◆ TASK DETAILS
Repeat every line exactly, keeping the pictures out of the copy.
====================
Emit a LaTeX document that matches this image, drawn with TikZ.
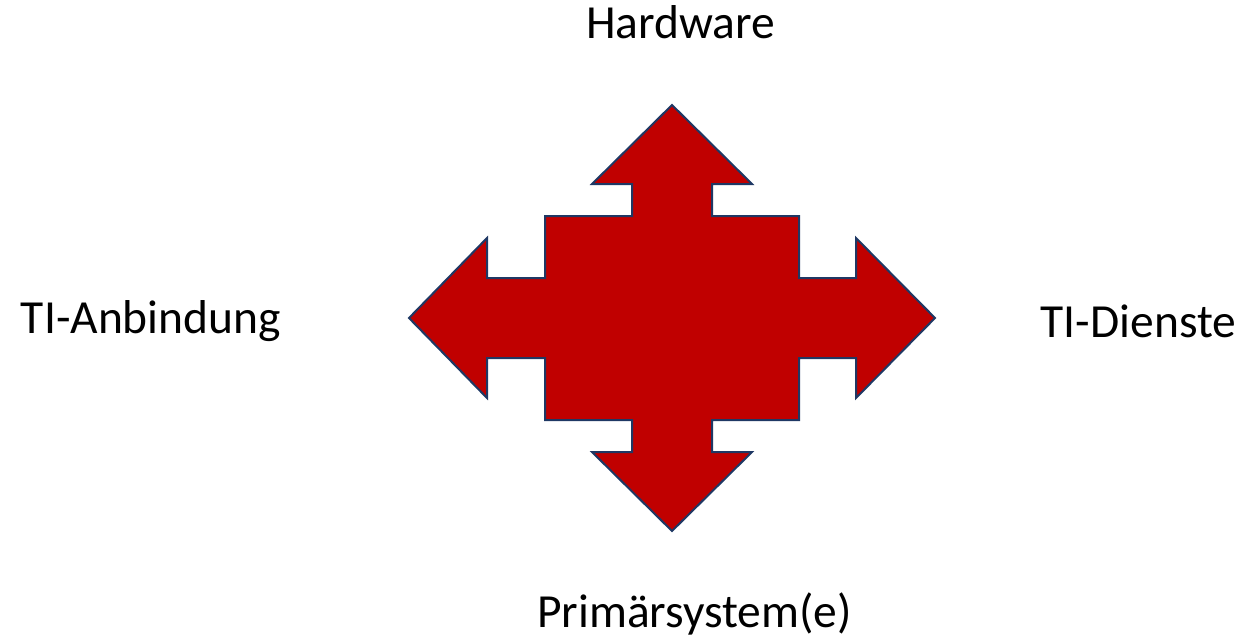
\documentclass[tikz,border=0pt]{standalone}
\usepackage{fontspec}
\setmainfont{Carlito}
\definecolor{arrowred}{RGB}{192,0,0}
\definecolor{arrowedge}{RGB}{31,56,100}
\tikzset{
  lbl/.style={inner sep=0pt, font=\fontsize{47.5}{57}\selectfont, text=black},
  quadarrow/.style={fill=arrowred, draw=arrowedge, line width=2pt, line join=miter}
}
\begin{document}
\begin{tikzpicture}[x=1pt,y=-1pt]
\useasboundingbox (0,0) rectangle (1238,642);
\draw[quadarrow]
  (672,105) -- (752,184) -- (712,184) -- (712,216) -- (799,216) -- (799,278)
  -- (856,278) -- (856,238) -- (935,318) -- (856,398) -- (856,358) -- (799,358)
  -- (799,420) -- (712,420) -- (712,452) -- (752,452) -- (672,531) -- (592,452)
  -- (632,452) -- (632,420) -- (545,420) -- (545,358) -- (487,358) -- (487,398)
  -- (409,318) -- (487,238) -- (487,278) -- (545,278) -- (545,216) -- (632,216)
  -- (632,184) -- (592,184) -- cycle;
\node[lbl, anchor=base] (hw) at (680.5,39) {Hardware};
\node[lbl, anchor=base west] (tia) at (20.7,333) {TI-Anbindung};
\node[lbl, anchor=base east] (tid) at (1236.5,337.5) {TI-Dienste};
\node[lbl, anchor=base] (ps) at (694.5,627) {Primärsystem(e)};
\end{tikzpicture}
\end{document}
====================
◆ SOLUTION
Emit a LaTeX document that matches this image, drawn with TikZ.
\documentclass[tikz,border=0pt]{standalone}
\usepackage{fontspec}
\setmainfont{Carlito}
\definecolor{arrowred}{RGB}{192,0,0}
\definecolor{arrowedge}{RGB}{31,56,100}
\tikzset{
  lbl/.style={inner sep=0pt, font=\fontsize{47.5}{57}\selectfont, text=black},
  quadarrow/.style={fill=arrowred, draw=arrowedge, line width=2pt, line join=miter}
}
\begin{document}
\begin{tikzpicture}[x=1pt,y=-1pt]
\useasboundingbox (0,0) rectangle (1238,642);
\draw[quadarrow]
  (672,105) -- (752,184) -- (712,184) -- (712,216) -- (799,216) -- (799,278)
  -- (856,278) -- (856,238) -- (935,318) -- (856,398) -- (856,358) -- (799,358)
  -- (799,420) -- (712,420) -- (712,452) -- (752,452) -- (672,531) -- (592,452)
  -- (632,452) -- (632,420) -- (545,420) -- (545,358) -- (487,358) -- (487,398)
  -- (409,318) -- (487,238) -- (487,278) -- (545,278) -- (545,216) -- (632,216)
  -- (632,184) -- (592,184) -- cycle;
\node[lbl, anchor=base] (hw) at (680.5,39) {Hardware};
\node[lbl, anchor=base west] (tia) at (20.7,333) {TI-Anbindung};
\node[lbl, anchor=base east] (tid) at (1236.5,337.5) {TI-Dienste};
\node[lbl, anchor=base] (ps) at (694.5,627) {Primärsystem(e)};
\end{tikzpicture}
\end{document}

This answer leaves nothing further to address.